* YOUR OBJECTIVE
Omit all pictures. Copy the rest of the material exactly.

* GIVEN DATA
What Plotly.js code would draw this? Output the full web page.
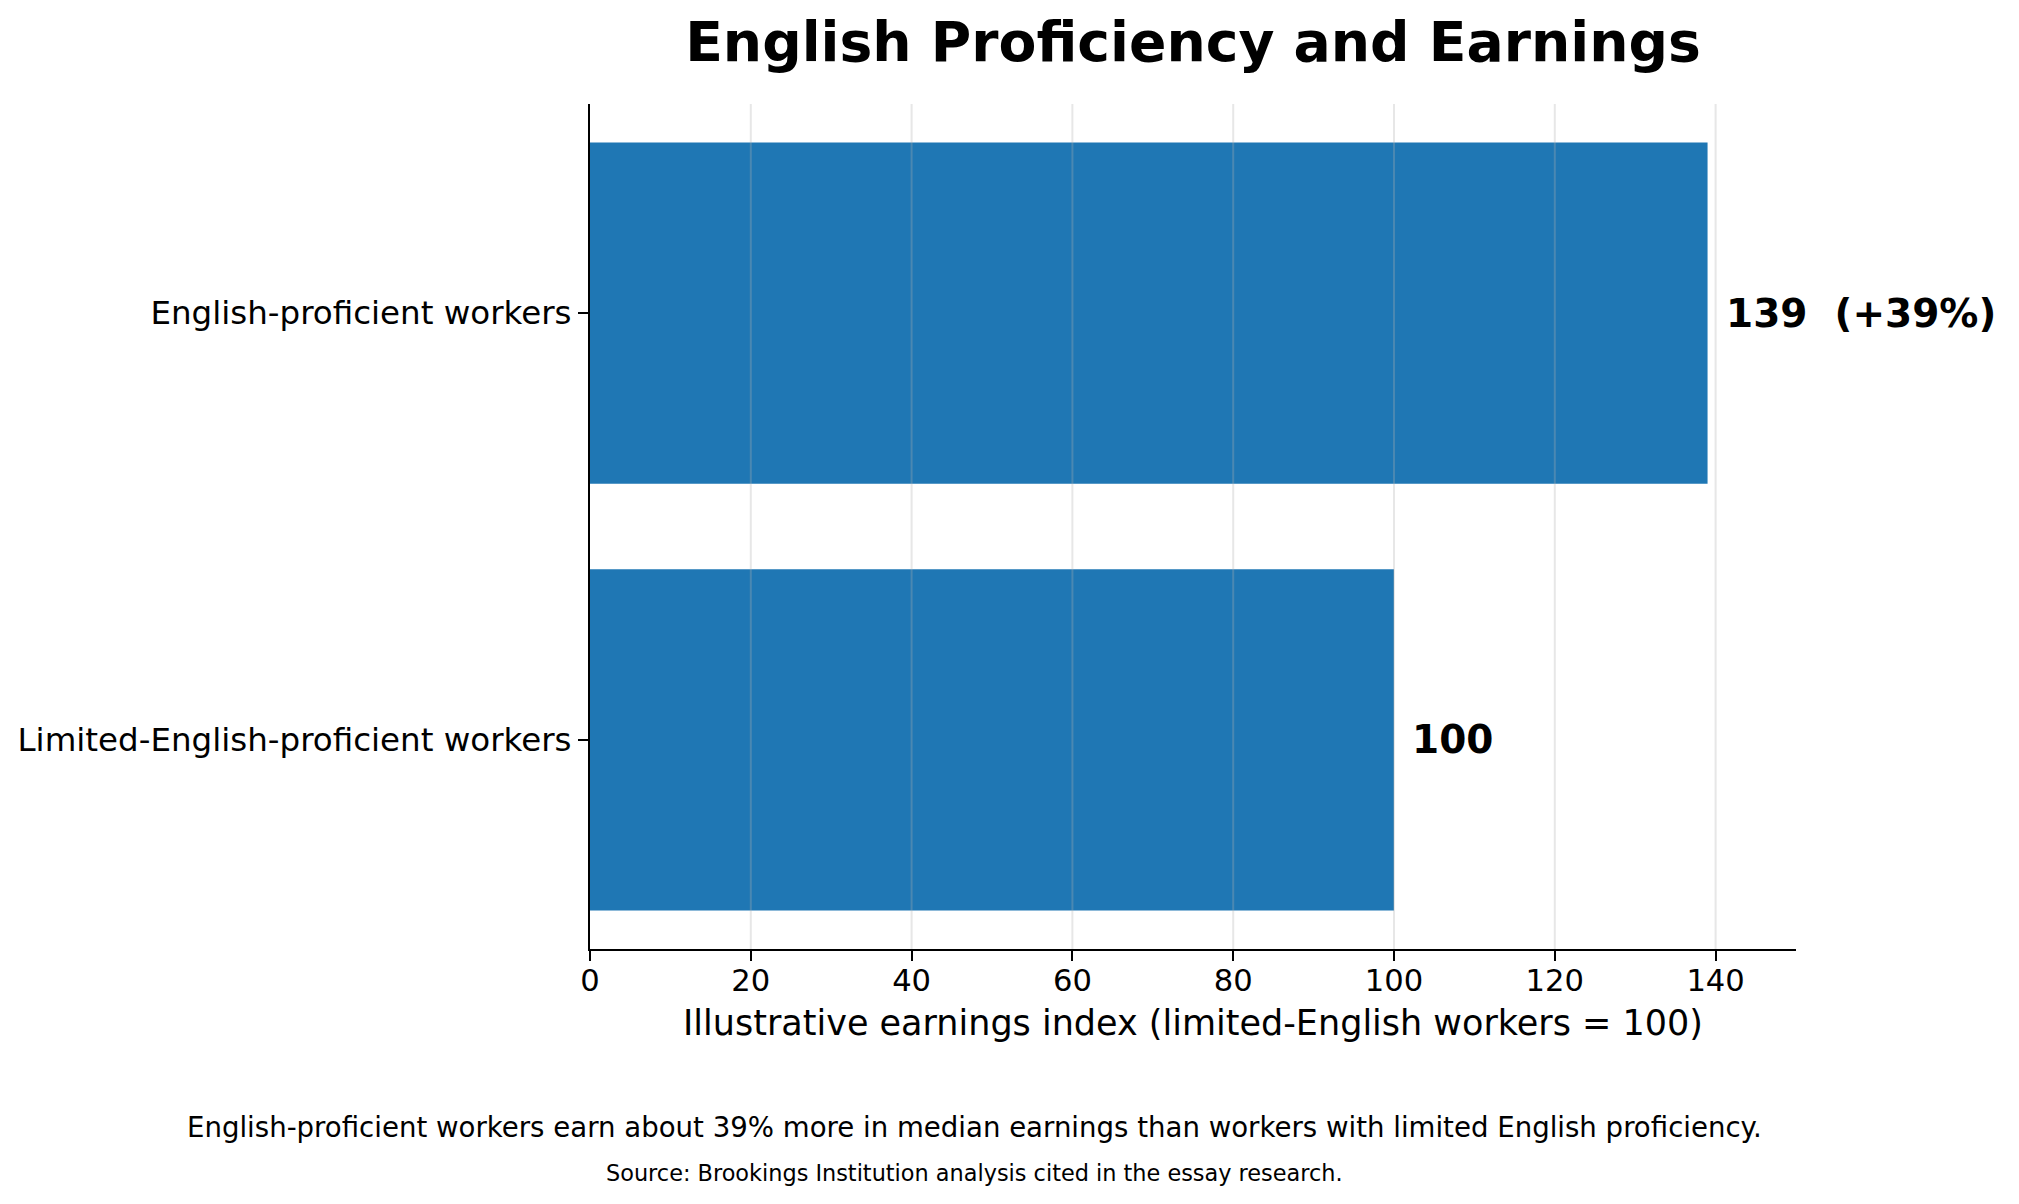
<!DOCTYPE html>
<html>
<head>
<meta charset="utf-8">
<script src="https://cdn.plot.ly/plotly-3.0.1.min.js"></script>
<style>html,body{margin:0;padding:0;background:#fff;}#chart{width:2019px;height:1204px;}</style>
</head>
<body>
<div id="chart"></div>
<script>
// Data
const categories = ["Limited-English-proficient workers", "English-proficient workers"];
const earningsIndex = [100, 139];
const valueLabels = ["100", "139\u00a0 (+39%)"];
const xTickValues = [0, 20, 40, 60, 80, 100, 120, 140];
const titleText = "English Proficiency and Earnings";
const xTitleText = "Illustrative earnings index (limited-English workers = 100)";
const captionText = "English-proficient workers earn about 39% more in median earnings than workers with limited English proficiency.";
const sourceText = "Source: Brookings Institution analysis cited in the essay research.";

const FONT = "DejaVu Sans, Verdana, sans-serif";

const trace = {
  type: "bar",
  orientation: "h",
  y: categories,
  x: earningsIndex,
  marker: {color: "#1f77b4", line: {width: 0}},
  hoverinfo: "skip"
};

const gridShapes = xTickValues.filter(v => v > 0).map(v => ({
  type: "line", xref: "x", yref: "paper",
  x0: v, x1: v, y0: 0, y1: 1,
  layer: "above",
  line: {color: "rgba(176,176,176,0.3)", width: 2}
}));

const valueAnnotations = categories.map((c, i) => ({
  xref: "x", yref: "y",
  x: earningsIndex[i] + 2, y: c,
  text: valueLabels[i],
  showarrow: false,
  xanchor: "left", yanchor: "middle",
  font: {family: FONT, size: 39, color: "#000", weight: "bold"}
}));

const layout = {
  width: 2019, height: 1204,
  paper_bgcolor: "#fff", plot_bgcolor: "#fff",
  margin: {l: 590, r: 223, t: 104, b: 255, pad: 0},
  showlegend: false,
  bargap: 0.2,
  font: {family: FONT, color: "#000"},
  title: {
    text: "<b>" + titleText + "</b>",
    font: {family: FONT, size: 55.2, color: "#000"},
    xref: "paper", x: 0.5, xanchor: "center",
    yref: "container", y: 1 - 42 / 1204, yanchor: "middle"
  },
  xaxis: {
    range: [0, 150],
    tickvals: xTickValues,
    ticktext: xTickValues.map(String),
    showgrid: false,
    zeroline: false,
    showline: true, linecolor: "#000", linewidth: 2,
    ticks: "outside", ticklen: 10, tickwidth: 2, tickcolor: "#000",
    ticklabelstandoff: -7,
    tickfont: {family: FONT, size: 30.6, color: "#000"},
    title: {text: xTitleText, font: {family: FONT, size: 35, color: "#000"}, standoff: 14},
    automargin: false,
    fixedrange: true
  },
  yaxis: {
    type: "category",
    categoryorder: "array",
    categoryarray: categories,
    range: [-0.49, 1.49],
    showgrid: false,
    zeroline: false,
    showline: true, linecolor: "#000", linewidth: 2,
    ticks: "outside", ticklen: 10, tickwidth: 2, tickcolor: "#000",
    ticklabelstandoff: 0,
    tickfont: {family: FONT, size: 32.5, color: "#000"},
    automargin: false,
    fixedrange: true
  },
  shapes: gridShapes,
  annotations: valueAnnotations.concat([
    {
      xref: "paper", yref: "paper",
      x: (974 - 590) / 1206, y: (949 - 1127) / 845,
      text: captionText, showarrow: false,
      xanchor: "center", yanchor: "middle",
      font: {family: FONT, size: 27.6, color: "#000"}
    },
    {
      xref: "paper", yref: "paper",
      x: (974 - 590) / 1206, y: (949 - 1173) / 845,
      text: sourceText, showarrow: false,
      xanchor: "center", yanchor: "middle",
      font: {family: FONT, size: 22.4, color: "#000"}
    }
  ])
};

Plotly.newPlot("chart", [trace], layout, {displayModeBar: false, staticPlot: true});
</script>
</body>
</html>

* CORRECT ANSWER
What Plotly.js code would draw this? Output the full web page.
<!DOCTYPE html>
<html>
<head>
<meta charset="utf-8">
<script src="https://cdn.plot.ly/plotly-3.0.1.min.js"></script>
<style>html,body{margin:0;padding:0;background:#fff;}#chart{width:2019px;height:1204px;}</style>
</head>
<body>
<div id="chart"></div>
<script>
// Data
const categories = ["Limited-English-proficient workers", "English-proficient workers"];
const earningsIndex = [100, 139];
const valueLabels = ["100", "139\u00a0 (+39%)"];
const xTickValues = [0, 20, 40, 60, 80, 100, 120, 140];
const titleText = "English Proficiency and Earnings";
const xTitleText = "Illustrative earnings index (limited-English workers = 100)";
const captionText = "English-proficient workers earn about 39% more in median earnings than workers with limited English proficiency.";
const sourceText = "Source: Brookings Institution analysis cited in the essay research.";

const FONT = "DejaVu Sans, Verdana, sans-serif";

const trace = {
  type: "bar",
  orientation: "h",
  y: categories,
  x: earningsIndex,
  marker: {color: "#1f77b4", line: {width: 0}},
  hoverinfo: "skip"
};

const gridShapes = xTickValues.filter(v => v > 0).map(v => ({
  type: "line", xref: "x", yref: "paper",
  x0: v, x1: v, y0: 0, y1: 1,
  layer: "above",
  line: {color: "rgba(176,176,176,0.3)", width: 2}
}));

const valueAnnotations = categories.map((c, i) => ({
  xref: "x", yref: "y",
  x: earningsIndex[i] + 2, y: c,
  text: valueLabels[i],
  showarrow: false,
  xanchor: "left", yanchor: "middle",
  font: {family: FONT, size: 39, color: "#000", weight: "bold"}
}));

const layout = {
  width: 2019, height: 1204,
  paper_bgcolor: "#fff", plot_bgcolor: "#fff",
  margin: {l: 590, r: 223, t: 104, b: 255, pad: 0},
  showlegend: false,
  bargap: 0.2,
  font: {family: FONT, color: "#000"},
  title: {
    text: "<b>" + titleText + "</b>",
    font: {family: FONT, size: 55.2, color: "#000"},
    xref: "paper", x: 0.5, xanchor: "center",
    yref: "container", y: 1 - 42 / 1204, yanchor: "middle"
  },
  xaxis: {
    range: [0, 150],
    tickvals: xTickValues,
    ticktext: xTickValues.map(String),
    showgrid: false,
    zeroline: false,
    showline: true, linecolor: "#000", linewidth: 2,
    ticks: "outside", ticklen: 10, tickwidth: 2, tickcolor: "#000",
    ticklabelstandoff: -7,
    tickfont: {family: FONT, size: 30.6, color: "#000"},
    title: {text: xTitleText, font: {family: FONT, size: 35, color: "#000"}, standoff: 14},
    automargin: false,
    fixedrange: true
  },
  yaxis: {
    type: "category",
    categoryorder: "array",
    categoryarray: categories,
    range: [-0.49, 1.49],
    showgrid: false,
    zeroline: false,
    showline: true, linecolor: "#000", linewidth: 2,
    ticks: "outside", ticklen: 10, tickwidth: 2, tickcolor: "#000",
    ticklabelstandoff: 0,
    tickfont: {family: FONT, size: 32.5, color: "#000"},
    automargin: false,
    fixedrange: true
  },
  shapes: gridShapes,
  annotations: valueAnnotations.concat([
    {
      xref: "paper", yref: "paper",
      x: (974 - 590) / 1206, y: (949 - 1127) / 845,
      text: captionText, showarrow: false,
      xanchor: "center", yanchor: "middle",
      font: {family: FONT, size: 27.6, color: "#000"}
    },
    {
      xref: "paper", yref: "paper",
      x: (974 - 590) / 1206, y: (949 - 1173) / 845,
      text: sourceText, showarrow: false,
      xanchor: "center", yanchor: "middle",
      font: {family: FONT, size: 22.4, color: "#000"}
    }
  ])
};

Plotly.newPlot("chart", [trace], layout, {displayModeBar: false, staticPlot: true});
</script>
</body>
</html>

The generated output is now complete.